Recently I was in an improv workshop, and we played a game in which one person stood in the middle of the circle and stated a fact about herself. Everyone who identified with the fact was supposed to run out of the circle and switch places. When it was my turn, I declared proudly, “I love Hallmark Christmas movies!”
One person stepped out of the circle. One. That circle was filled with liars.
The Hallmark Channel was the No. 1 cable network among women ages 25 to 54 in the fourth quarter of 2016, and its ratings have seen even more growth in 2017. While other cable networks have been losing viewers, the Hallmark Channel has been a success story. Theories of the ratings spike range from viewers seeking an escape from the daily fresh hells of 2017 to viewers seeking to embrace the “traditional values” of a country made great again.
But I understand why people in my workshop felt reluctant to admit a love of Hallmark Christmas movies. Entertainment made for women is devalued so easily and frequently that no one remembers “Sex and the City” had as much to do with the rise of HBO as “The Sopranos.” Even Netflix (creepily) judged its own viewers when it recently tweeted, “To the 53 people who’ve watched ‘A Christmas Prince’ every day for the past 18 days: Who hurt you?”
Women are shamed for enjoying entertainment made for them, entertainment then labeled a “guilty pleasure,” and Hallmark Christmas movies have become a special punchline for being cheesy and formulaic. There is even a Twitter account dedicated to randomly generating Hallmark Christmas movie plots. (I admit that I would watch some of these.)
I arrived at my love of Hallmark Christmas movies slowly and inevitably. In school, if I wanted to spend time with my mother over Christmas break, I had no choice but to watch the Hallmark Channel with her. But then I started looking forward to “A Princess for Christmas” and “Northpole” and “Snow Bride.” From there, it was a short leap to ordering the cable package that included the Hallmark Channel so I could watch when I wasn’t home. Now I watch, and I watch, and I watch. And all the women in my life are watching, too.

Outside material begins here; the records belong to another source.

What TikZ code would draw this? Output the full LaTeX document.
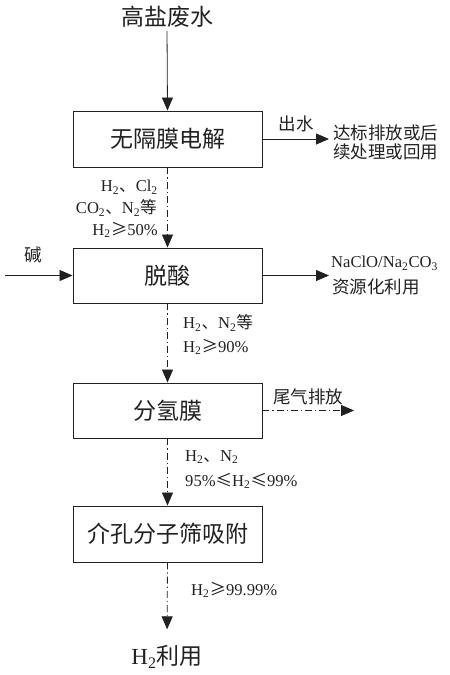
\documentclass[tikz,border=0pt]{standalone}
\usepackage{fontspec}
\setmainfont{Liberation Serif}
\newfontfamily\zh{Noto Sans CJK SC}
\usetikzlibrary{arrows.meta,positioning,calc}
\definecolor{ink}{rgb}{0.13,0.13,0.13}
\newcommand{\ssub}[1]{\textsubscript{#1}}
\newcommand{\zge}{{\zh ≥}}
\newcommand{\zle}{{\zh ≤}}
\tikzset{
  box/.style={draw=ink,line width=0.9pt,minimum width=189pt,inner sep=0pt,font=\zh\fontsize{23}{26}\selectfont,text=ink},
  big/.style={font=\zh\fontsize{23}{26}\selectfont,text=ink,inner sep=0pt},
  lab/.style={font=\fontsize{16.6}{19}\selectfont,text=ink,inner sep=0pt},
  zlab/.style={font=\zh\fontsize{17.5}{22}\selectfont,text=ink,inner sep=0pt},
  flow/.style={draw=ink,line width=0.8pt,-{Triangle[length=13pt,width=11pt]}},
  dflow/.style={flow,dash pattern=on 7pt off 3pt on 1.2pt off 3pt},
}
\begin{document}
\begin{tikzpicture}[x=1pt,y=1pt]
\useasboundingbox (0,0) rectangle (450,-675);
% boxes
\node[box,minimum height=56pt] (b1) at (167.5,-139) {无隔膜电解};
\node[box,minimum height=55pt] (b2) at (167.5,-275.5) {脱酸};
\node[box,minimum height=55pt] (b3) at (167.5,-410.5) {分氢膜};
\node[box,minimum height=56pt] (b4) at (167.5,-534) {介孔分子筛吸附};
% top and bottom texts
\node[big] (src) at (167,-17) {高盐废水};
\node[big] (use) at (167,-657) {{\rmfamily H\ssub{2}}利用};
% main flow
\draw[flow,shorten <=3pt] (src.south) -- (b1.north);
\draw[dflow] (b1.south) -- (b2.north);
\draw[dflow] (b2.south) -- (b3.north);
\draw[dflow] (b3.south) -- (b4.north);
\draw[dflow,shorten >=16pt] (b4.south) -- (use.north);
% side flows
\coordinate (o1) at (329,-139);
\draw[flow] (b1.east) -- (o1);
\node[zlab] (t1) at (296,-124) {出水};
\node[zlab,anchor=west,align=left] (r1) at (333,-142.5) {达标排放或后\\[-2.5pt]续处理或回用};
\coordinate (in2) at (5,-275.5);
\draw[flow] (in2) -- (b2.west);
\node[zlab] (alk) at (33,-255) {碱};
\coordinate (o2) at (329,-275.5);
\draw[flow] (b2.east) -- (o2);
\node[lab,anchor=west] (r2a) at (331,-263) {NaClO/Na\ssub{2}CO\ssub{3}};
\node[zlab,anchor=west] (r2b) at (332,-287) {资源化利用};
\coordinate (o3) at (354,-410.5);
\draw[dflow] (b3.east) -- (o3);
\node[zlab] (t3) at (308,-397) {尾气排放};
% gas labels
\node[lab,anchor=east] (g1a) at (158,-187) {H\ssub{2}{\zh 、}Cl\ssub{2}};
\node[lab,anchor=east] (g1b) at (157,-208) {CO\ssub{2}{\zh 、}N\ssub{2}{\zh 等}};
\node[lab,anchor=east] (g1c) at (158,-230) {H\ssub{2}\zge 50\%};
\node[lab,anchor=west] (g2a) at (183,-323) {H\ssub{2}{\zh 、}N\ssub{2}{\zh 等}};
\node[lab,anchor=west] (g2b) at (183,-347) {H\ssub{2}\zge 90\%};
\node[lab,anchor=west] (g3a) at (185,-457) {H\ssub{2}{\zh 、}N\ssub{2}};
\node[lab,anchor=west] (g3b) at (185,-481) {95\%\zle H\ssub{2}\zle 99\%};
\node[lab,anchor=west] (g4) at (191,-590) {H\ssub{2}\zge 99.99\%};
\end{tikzpicture}
\end{document}
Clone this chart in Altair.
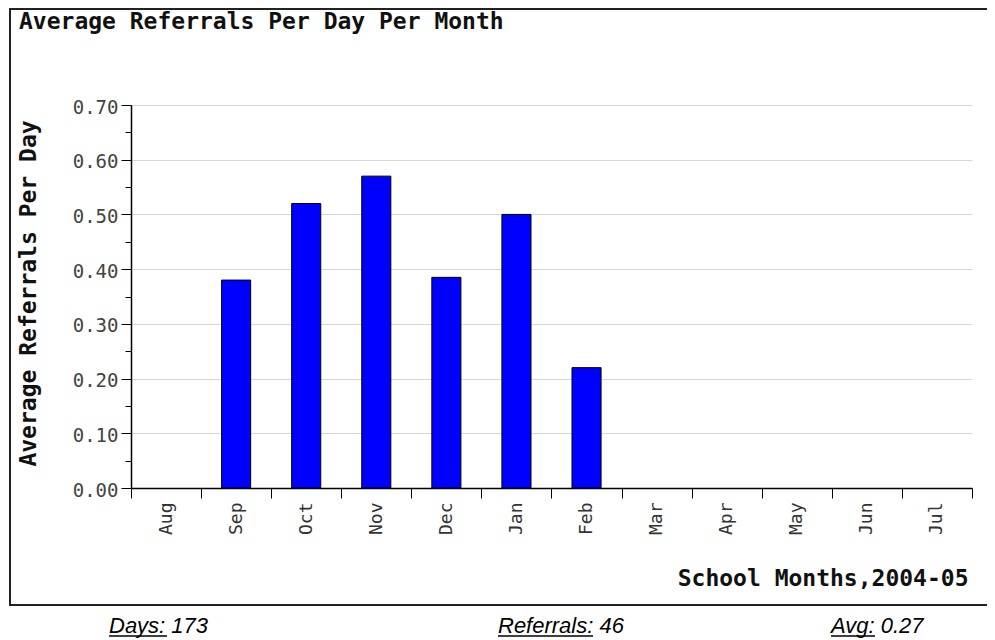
import altair as alt
import pandas as pd

# ---- data ----
MONTHS = ["Aug", "Sep", "Oct", "Nov", "Dec", "Jan", "Feb", "Mar", "Apr", "May", "Jun", "Jul"]
AVG_PER_DAY = [0.0, 0.38, 0.52, 0.57, 0.385, 0.50, 0.22, 0.0, 0.0, 0.0, 0.0, 0.0]
Y_TICKS = [0.0, 0.05, 0.10, 0.15, 0.20, 0.25, 0.30, 0.35, 0.40, 0.45, 0.50, 0.55, 0.60, 0.65, 0.70]
TITLE = "Average Referrals Per Day Per Month"
Y_TITLE = "Average Referrals Per Day"
X_TITLE = "School Months,2004-05"
FOOTER = ["Days: 173", "Referrals: 46", "Avg: 0.27"]

df = pd.DataFrame({"month": MONTHS, "avg": AVG_PER_DAY})

# plot-area origin in page pixels (for decoration placement)
X0, Y0 = 131, 105
W, H = 841, 383

MONO = "DejaVu Sans Mono"
major = "round(datum.value*20) % 2 == 0"

bars = alt.Chart(df).transform_filter("datum.avg > 0").mark_bar(
    color="#0000ff", stroke="#000000", strokeWidth=1, width=alt.RelativeBandSize(0.415)
).encode(
    x=alt.X(
        "month:N",
        sort=MONTHS,
        scale=alt.Scale(domain=MONTHS, paddingInner=0, paddingOuter=0),
        axis=alt.Axis(
            title=X_TITLE,
            titleFont=MONO, titleFontSize=23, titleFontWeight="bold", titleColor="#111",
            titleX=968 - X0, titleY=585 - (Y0 + H), titleAlign="right", titleBaseline="alphabetic",
            titleAnchor="end",
            labelAngle=270, labelFont=MONO, labelFontSize=18, labelColor="#333",
            labelPadding=4, tickSize=10, tickColor="#000", tickBand="extent",
            domainColor="#000", domainWidth=1.5, grid=False,
        ),
    ),
    y=alt.Y(
        "avg:Q",
        scale=alt.Scale(domain=[0, 0.7], nice=False, zero=True),
        axis=alt.Axis(
            values=Y_TICKS,
            labelExpr=f"{major} ? format(datum.value, '.2f') : ''",
            title=Y_TITLE,
            titleFont=MONO, titleFontSize=23, titleFontWeight="bold", titleColor="#111",
            titleAngle=270, titleX=35 - X0, titleY=188, titleAlign="center",
            titleBaseline="alphabetic",
            labelFont=MONO, labelFontSize=19, labelColor="#444", labelPadding=3,
            labelBaseline="middle", labelOffset=2,
            tickColor="#000",
            tickSize={"condition": {"test": major, "value": 10}, "value": 6},
            domainColor="#000", domainWidth=1.5,
            grid=True, gridColor="#d6d6d6", gridWidth=1,
            gridOpacity={"condition": {"test": major, "value": 1}, "value": 0},
        ),
    ),
)

one = alt.Data(values=[{}])

frame = alt.Chart(one).mark_rect(fillOpacity=0, stroke="#222", strokeWidth=2).encode(
    x=alt.value(10 - X0), x2=alt.value(1010 - X0),
    y=alt.value(9 - Y0), y2=alt.value(605 - Y0),
)

title = alt.Chart(alt.Data(values=[{"t": TITLE}])).mark_text(
    font=MONO, fontSize=23, fontWeight="bold", color="#111", align="left", baseline="alphabetic"
).encode(text="t:N", x=alt.value(19 - X0), y=alt.value(29 - Y0))

footer_x = [109, 498, 831]
footer_ul = [58, 95, 44]
footer_layers = []
for txt, fx, ul in zip(FOOTER, footer_x, footer_ul):
    footer_layers.append(
        alt.Chart(alt.Data(values=[{"t": txt}])).mark_text(
            font="Liberation Sans", fontSize=22, fontStyle="italic", color="#000",
            align="left", baseline="alphabetic"
        ).encode(text="t:N", x=alt.value(fx - X0), y=alt.value(633 - Y0))
    )
    footer_layers.append(
        alt.Chart(one).mark_rule(color="#000", strokeWidth=1.5).encode(
            x=alt.value(fx - X0), x2=alt.value(fx + ul - X0), y=alt.value(636 - Y0)
        )
    )

chart = alt.layer(frame, bars, title, *footer_layers).properties(
    width=W, height=H,
    autosize=alt.AutoSizeParams(type="none"),
    padding={"left": X0 - 8, "top": Y0 - 8, "right": 987 - (X0 + W), "bottom": 640 - (Y0 + H)},
).configure_view(stroke=None)

chart.save("out.html", embed_options={"renderer": "svg", "actions": False})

I am the first to admit that Hallmark Christmas movies are flawed. Last year, I created a drinking game for my friends, and two of the rules were, “Take a drink if a person of color has a line” and “Finish your drink if the movie stars a person of color.” If not for the 20 other rules, we would have ended the game sober. Al Roker and Holly Robinson Peete’s deal with the network is an encouraging sign, but Hallmark has yet to address its diversity problems in meaningful ways and lags behind its rival Lifetime.
But here I am DVR’ing four new Hallmark Christmas movies every weekend, calling my mother to discuss which ones we liked best, hosting movie marathon watch parties with girlfriends, photoshopping my head onto a Hallmark movie poster to send as a Christmas card and wondering why Ashley Williams isn’t a bigger star than she is. I love these movies filled with fake snow, small towns, Folgers coffee cans, dead moms, Taylor Townsend from “The O.C.” and that one cafe that they keep using in multiple movies without changing the name, leading me to theorize that every movie exists in the same shared universe.
As divisive as 2017 has been, my female friends and family of all races and political beliefs have been talking about and watching Hallmark Christmas movies more than ever. There is a relief in sharing entertainment about women made for women without fear of judgment or shame. And as different as I may be from my married cousin with children who voted differently than me, we can at least enjoy some pinot grigio over the holidays and talk about how “A Bramble House Christmas” was better than it needed to be.
So yes, I tuned into the beginning of the Hallmark Channel’s Countdown to Christmas when it was still October. And so did my mother and my aunts and my cousins and my friends. Because women need a little Christmas in 2017. We need 90 minutes to sit down with the people we care about and watch characters love, cry, learn, forgive and get into snowball fights while living in beautiful homes they can’t afford and building elaborate gingerbread houses in impossible amounts of time.
Maybe that’s the true meaning of Christmas. I always thought it was Jesus, but it could also be Hallmark Keepsake Ornaments. Whatever it is, I’m going to discover the true meaning of Christmas with Candace, Lacey, Danica and all the women I love. Because this year, women don’t just need a little Christmas. We deserve it.
Cassie Belek is a talent booker and comedian in Chicago.